Friday, October 06, 2006

Princeton Dinner

I joined fellow alums (hi Connie), a couple prospectives, parents of a current undergrad, and the staff of Pyramid Brewery (NW warehouse district), for a Princeton Club of Oregon celebration of our somewhat cerebral heritage last night. All told, about fifty of us showed.

Dr. Joshua Katz was there, hot off a jet, to stand and -- after either chicken, salmon, pork or pasta; wine, water or beer -- deliver Etymology: The Glamour of Grammar.

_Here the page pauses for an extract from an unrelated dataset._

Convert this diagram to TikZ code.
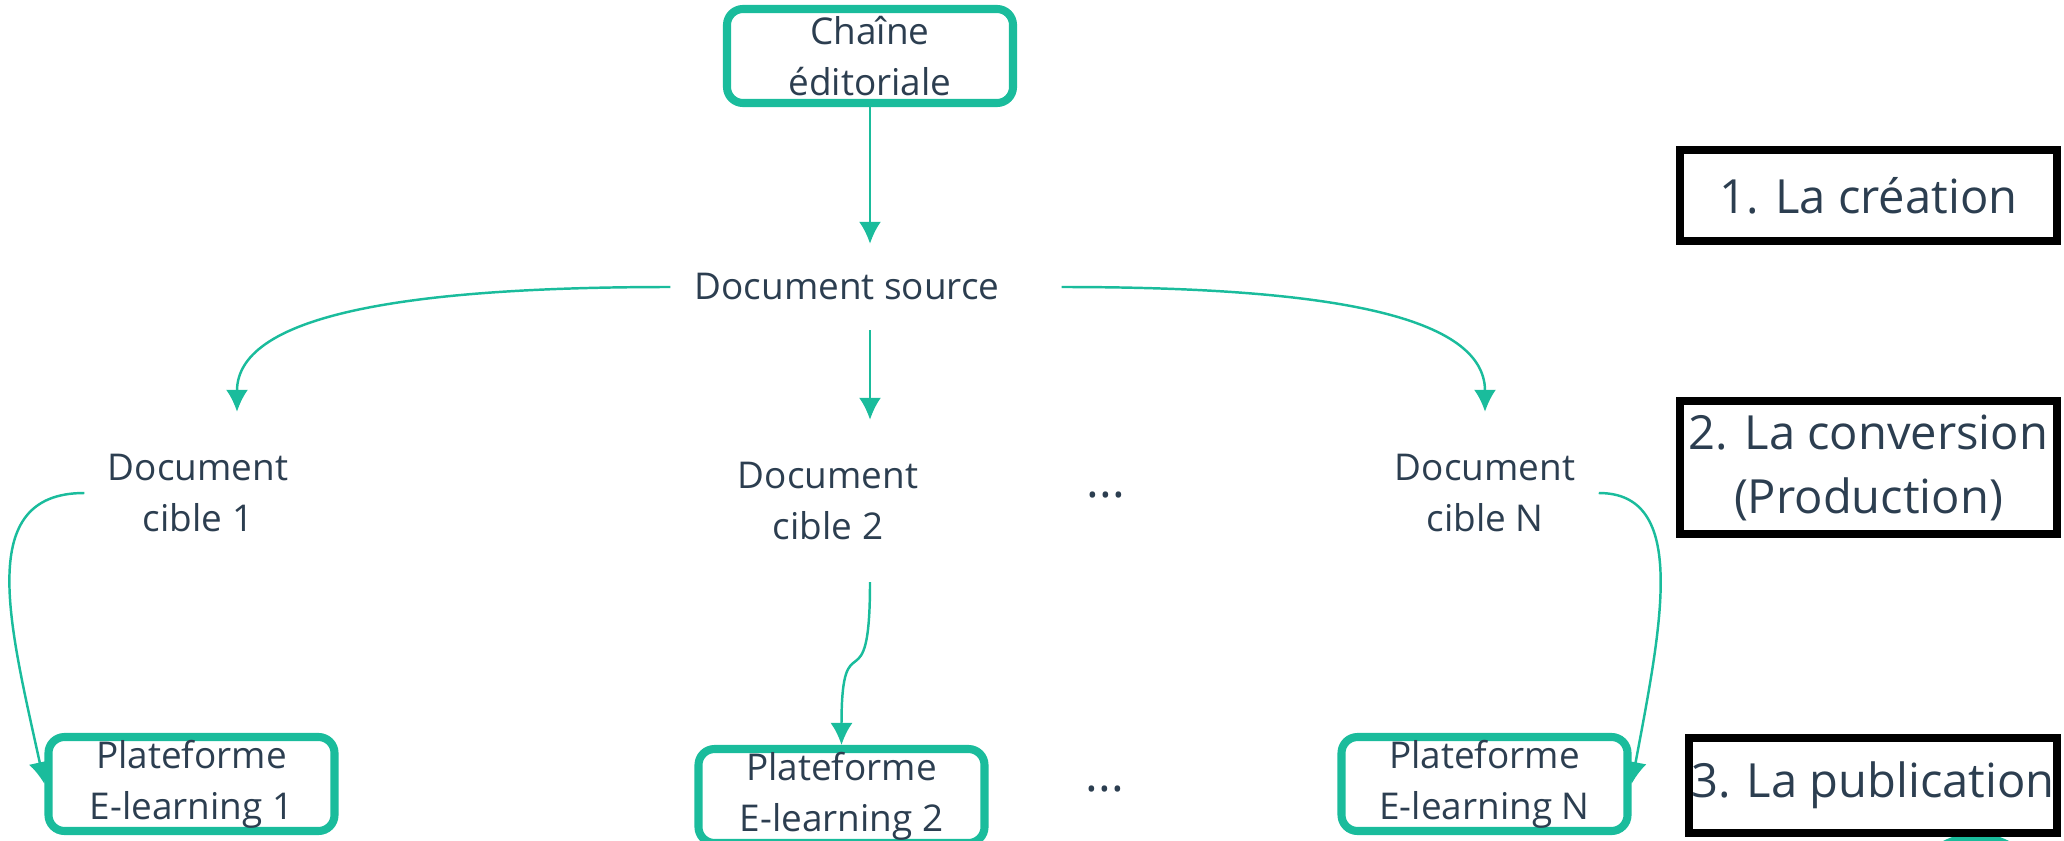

Among the words Dr. Katz was excited about last night and/or is known for in the etymological community, are: etymology (the word itself), you (the pronoun, Old English), eel & snake (Hittite through Latinate transformations), vespers (evening prayers) and badger (the mammal).

Princetonians lapped it up, then asked traditionally brilliant questions.

For example, I wanted to know if there was any precedent for this explosion of made up commercial words, like Tylenol and Toyota Camry. He joked about Häagen-Dazs (very made up) and all the obvious psychology that had gone into that. And no, probably no precedent.

He called on me as "Mr. Angil" because I'd earlier distinguished myself by fishing up the Latin root for eel (he'd polled his audience, just like he polls his students). I'd flashed on Angillara on Lake Bracciano in Rome's outskirts.

The Korean couple next to me featured a charming more loquacious mom (of a Princeton student, also of an NYU student), and a quiet dad who chuckled knowingly but never said anything. That reminded me of the cute Korean couple in Lost, which Tara and I were just watching, and I even caught myself blathering about that for a few seconds. A Being There moment.

To my right, the Latin teacher from Cottage Grove, with her two high school aged wards. They lapped it all up with the rest of us. My response to tough-to-get-in good schools is we just need a lot more of them. Princeton is great and we joke about God going there, but really its our wholesome Global University that's great, meaning this planet for starters, where God does indeed teach, with a special spin just for each of us.

Also yesterday, Uncle Bill came by, yet better versed in self-publishing, and we updated his website, plus I briefed him on iPods and Internet lore.